*** INPUT MATERIAL ***

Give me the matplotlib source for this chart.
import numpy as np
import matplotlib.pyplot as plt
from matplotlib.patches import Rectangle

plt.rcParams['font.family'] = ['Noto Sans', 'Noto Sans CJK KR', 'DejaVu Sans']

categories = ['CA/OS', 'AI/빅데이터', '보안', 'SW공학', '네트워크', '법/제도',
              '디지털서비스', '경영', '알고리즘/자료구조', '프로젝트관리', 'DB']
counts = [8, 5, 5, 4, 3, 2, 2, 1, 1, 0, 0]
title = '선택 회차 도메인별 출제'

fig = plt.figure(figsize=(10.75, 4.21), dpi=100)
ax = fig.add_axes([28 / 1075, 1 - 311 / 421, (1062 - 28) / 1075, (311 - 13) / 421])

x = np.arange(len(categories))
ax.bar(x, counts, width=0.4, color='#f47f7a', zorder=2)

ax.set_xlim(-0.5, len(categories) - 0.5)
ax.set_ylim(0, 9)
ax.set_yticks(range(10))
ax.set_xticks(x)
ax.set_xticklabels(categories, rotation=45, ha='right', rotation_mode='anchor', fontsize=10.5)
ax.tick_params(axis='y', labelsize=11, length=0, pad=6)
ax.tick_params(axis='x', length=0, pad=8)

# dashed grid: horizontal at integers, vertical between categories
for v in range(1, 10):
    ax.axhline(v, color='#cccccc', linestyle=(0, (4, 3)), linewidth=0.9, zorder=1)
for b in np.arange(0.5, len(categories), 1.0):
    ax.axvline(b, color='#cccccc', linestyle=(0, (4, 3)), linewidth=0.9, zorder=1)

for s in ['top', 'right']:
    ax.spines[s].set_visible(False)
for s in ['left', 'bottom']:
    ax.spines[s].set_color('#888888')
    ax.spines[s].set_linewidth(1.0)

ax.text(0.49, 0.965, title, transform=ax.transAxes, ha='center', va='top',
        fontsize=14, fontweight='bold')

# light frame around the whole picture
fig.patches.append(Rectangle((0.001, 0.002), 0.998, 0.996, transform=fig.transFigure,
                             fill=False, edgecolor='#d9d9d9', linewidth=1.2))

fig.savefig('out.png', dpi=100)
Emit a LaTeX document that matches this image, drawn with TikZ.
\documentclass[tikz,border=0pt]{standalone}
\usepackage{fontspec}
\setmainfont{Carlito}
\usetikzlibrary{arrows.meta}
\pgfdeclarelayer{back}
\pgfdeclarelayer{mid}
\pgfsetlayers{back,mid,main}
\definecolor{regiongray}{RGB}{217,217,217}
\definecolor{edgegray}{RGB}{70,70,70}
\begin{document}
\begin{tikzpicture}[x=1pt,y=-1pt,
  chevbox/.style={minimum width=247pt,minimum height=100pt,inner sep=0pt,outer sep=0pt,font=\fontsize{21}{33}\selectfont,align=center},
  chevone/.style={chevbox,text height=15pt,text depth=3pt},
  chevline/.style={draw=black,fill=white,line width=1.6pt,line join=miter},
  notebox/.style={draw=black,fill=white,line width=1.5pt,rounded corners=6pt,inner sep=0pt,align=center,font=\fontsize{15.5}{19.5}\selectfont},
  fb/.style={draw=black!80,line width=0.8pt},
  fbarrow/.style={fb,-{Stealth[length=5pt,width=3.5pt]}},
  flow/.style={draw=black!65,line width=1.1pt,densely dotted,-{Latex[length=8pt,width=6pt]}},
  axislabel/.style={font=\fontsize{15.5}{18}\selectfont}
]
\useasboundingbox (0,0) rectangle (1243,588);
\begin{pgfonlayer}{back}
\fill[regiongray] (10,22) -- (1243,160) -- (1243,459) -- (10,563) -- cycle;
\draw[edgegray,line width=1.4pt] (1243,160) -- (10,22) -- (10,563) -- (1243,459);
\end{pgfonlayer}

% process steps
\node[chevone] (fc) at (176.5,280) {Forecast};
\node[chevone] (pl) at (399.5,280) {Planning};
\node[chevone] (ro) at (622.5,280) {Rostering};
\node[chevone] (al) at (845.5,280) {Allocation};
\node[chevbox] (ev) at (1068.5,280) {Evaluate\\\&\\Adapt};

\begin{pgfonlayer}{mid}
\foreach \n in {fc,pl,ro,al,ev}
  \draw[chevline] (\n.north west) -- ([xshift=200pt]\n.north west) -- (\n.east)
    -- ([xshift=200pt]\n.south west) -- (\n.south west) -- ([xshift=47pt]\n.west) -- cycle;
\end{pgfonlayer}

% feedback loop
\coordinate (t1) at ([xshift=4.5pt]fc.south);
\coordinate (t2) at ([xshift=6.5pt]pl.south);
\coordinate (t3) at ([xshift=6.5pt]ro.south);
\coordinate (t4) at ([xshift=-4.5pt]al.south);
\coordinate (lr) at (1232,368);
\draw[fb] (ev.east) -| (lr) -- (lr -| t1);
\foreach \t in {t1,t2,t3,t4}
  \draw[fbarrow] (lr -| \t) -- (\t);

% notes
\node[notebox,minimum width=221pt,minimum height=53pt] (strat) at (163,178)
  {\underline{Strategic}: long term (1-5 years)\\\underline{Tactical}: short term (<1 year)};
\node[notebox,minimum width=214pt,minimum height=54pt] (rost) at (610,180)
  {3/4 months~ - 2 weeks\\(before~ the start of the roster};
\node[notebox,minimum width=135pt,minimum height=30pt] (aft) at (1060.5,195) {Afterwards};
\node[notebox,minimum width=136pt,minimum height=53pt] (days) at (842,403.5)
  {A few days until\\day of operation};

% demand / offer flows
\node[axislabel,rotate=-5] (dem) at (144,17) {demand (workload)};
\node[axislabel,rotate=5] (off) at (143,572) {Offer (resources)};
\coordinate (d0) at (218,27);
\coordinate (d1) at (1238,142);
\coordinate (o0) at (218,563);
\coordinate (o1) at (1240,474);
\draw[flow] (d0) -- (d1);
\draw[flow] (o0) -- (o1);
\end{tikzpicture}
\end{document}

***
*** INPUT MATERIAL ***

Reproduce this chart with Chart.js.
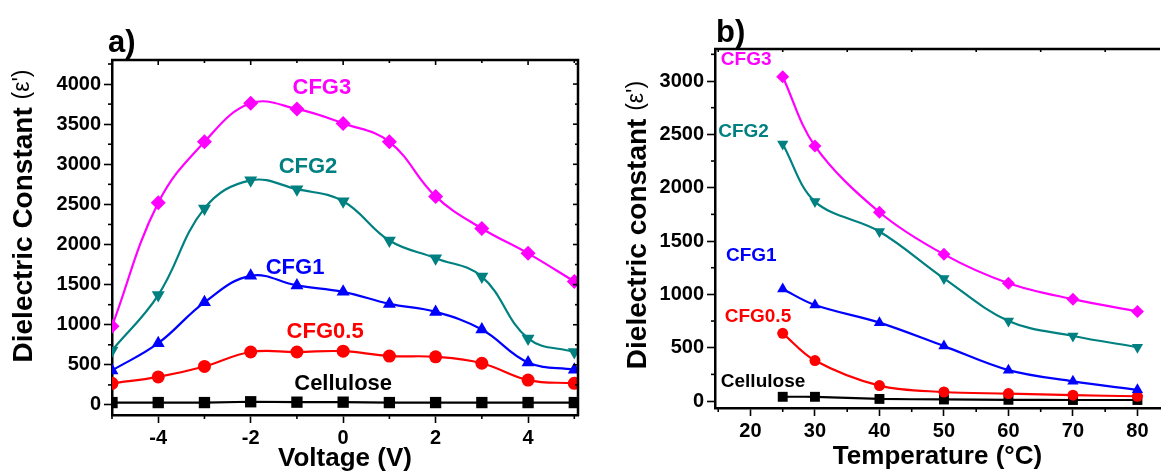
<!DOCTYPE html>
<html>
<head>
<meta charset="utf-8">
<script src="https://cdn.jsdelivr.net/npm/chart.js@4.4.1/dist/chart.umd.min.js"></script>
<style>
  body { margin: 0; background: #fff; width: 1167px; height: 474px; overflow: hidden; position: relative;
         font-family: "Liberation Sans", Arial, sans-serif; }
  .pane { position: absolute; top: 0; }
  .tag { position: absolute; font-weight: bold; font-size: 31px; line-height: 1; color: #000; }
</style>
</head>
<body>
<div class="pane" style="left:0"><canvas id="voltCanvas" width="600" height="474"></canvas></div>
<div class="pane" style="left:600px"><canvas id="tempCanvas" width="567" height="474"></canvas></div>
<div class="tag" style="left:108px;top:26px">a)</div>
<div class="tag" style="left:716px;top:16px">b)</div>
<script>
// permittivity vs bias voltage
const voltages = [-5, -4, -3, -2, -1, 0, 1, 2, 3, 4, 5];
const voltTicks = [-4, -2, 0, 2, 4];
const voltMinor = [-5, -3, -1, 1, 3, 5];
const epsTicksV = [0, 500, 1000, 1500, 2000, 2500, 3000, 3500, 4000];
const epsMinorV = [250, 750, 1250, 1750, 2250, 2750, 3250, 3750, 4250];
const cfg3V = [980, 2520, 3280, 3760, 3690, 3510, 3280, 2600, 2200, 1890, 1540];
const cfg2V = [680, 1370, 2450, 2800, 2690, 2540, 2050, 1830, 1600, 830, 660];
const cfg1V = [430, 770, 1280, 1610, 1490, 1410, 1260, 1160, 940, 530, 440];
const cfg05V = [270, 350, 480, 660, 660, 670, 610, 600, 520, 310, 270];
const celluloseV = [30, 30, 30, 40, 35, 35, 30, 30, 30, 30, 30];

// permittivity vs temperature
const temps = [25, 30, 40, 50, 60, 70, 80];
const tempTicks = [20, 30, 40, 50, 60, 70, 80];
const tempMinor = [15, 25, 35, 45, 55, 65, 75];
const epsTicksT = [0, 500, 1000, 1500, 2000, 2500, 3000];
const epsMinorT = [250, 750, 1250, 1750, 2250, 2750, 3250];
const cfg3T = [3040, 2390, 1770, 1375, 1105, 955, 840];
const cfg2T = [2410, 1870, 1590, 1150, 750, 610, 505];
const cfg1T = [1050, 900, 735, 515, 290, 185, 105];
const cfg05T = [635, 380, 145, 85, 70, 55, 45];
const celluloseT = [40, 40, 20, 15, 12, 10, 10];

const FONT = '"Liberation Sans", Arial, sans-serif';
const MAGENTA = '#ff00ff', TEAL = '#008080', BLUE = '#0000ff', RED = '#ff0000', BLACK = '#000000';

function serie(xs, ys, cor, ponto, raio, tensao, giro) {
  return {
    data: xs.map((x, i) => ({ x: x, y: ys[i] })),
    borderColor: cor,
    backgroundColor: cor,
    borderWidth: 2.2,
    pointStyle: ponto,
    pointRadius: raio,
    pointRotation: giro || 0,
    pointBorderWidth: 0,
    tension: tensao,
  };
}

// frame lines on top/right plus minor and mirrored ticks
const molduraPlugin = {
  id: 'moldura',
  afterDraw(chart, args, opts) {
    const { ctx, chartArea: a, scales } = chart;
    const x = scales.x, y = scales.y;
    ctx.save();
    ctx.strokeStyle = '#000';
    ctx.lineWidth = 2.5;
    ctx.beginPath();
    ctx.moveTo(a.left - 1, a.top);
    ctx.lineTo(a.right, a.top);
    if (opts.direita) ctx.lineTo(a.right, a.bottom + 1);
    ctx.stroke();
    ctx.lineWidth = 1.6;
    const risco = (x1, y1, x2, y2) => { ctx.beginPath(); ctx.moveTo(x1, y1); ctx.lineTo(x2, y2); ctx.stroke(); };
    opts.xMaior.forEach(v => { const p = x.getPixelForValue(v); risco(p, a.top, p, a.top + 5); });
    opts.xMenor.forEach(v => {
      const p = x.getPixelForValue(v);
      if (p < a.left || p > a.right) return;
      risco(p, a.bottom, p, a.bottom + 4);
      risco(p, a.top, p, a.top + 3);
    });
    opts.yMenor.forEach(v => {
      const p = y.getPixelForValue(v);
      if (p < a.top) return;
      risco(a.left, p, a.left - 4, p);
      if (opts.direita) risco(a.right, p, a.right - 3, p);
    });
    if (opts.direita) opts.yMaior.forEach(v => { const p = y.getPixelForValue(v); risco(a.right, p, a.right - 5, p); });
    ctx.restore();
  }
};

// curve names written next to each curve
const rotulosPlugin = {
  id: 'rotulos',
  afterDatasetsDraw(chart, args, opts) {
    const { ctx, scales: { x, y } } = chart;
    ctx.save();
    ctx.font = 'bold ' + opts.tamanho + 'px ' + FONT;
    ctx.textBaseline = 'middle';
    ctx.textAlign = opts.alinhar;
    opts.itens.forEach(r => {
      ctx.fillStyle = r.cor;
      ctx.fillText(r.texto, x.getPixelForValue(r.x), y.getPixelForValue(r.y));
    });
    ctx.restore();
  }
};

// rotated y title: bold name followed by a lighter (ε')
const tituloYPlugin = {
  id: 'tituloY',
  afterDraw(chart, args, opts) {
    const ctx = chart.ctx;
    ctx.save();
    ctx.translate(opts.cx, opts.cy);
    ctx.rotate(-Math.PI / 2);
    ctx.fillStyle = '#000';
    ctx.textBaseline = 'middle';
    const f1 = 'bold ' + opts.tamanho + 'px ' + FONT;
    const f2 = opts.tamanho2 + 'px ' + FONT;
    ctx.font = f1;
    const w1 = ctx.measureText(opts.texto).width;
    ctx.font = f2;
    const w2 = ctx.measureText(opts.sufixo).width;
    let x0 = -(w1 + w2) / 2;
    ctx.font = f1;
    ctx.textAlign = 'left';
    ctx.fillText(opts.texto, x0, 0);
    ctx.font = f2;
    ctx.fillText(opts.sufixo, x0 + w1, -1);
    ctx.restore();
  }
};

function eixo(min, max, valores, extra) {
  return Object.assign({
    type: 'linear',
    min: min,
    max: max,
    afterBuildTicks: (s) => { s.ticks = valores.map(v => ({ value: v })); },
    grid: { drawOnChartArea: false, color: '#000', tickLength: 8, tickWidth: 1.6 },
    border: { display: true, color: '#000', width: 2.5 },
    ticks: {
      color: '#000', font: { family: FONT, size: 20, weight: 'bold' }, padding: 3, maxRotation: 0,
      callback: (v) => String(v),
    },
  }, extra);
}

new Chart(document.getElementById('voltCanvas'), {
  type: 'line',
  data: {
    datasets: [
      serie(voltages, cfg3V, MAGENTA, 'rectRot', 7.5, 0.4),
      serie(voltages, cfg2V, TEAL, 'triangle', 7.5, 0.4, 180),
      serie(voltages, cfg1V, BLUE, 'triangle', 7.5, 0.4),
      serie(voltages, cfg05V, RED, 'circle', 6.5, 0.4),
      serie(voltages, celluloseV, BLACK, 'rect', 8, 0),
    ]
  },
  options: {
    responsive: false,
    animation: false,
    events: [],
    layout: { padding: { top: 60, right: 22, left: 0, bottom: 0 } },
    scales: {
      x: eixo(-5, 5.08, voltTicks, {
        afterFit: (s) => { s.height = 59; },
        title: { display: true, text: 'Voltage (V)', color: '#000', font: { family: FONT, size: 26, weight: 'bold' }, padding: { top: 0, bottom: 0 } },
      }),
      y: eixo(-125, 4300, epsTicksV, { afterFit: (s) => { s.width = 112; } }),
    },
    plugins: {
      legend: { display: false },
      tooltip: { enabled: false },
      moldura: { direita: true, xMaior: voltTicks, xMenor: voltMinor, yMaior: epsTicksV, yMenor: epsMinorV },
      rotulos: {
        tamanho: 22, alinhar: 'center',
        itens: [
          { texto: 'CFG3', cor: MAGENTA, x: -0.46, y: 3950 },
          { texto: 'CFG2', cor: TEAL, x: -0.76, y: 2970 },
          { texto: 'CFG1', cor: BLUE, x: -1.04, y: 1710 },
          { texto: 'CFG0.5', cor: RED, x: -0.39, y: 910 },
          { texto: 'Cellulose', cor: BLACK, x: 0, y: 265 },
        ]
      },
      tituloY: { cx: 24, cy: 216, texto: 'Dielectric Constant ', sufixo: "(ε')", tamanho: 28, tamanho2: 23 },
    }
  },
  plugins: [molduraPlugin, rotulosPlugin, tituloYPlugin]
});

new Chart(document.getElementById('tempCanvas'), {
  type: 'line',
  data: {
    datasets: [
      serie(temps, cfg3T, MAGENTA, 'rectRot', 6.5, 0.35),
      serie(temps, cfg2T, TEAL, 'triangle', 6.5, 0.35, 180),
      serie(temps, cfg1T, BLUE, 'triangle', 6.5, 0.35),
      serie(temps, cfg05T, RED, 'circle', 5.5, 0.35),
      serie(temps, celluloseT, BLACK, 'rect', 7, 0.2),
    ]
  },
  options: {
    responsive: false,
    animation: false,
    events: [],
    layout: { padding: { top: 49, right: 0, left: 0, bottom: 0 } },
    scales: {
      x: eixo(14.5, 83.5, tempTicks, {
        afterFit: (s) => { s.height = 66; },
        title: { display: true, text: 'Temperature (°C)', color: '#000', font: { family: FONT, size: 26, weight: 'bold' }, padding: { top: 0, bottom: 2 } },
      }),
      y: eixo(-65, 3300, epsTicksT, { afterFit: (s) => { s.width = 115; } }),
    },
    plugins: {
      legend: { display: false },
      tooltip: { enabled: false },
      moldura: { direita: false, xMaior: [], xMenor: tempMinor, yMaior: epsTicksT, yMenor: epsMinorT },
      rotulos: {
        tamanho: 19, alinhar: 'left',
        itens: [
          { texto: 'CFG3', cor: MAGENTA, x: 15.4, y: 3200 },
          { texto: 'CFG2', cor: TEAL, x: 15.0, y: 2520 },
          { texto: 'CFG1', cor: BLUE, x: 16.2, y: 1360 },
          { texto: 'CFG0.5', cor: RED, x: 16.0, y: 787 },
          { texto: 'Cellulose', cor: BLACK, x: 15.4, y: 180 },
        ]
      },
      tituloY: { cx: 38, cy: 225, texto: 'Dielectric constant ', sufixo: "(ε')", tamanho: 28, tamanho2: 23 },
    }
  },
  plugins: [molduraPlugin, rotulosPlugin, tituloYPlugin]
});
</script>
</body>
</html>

***

EXERCISE DETAILS >>
Using the listing above, say how many of its lines contain the string "matplotlib", giving nothing but the figure.

RESPONSE TO THIS EXERCISE >>
3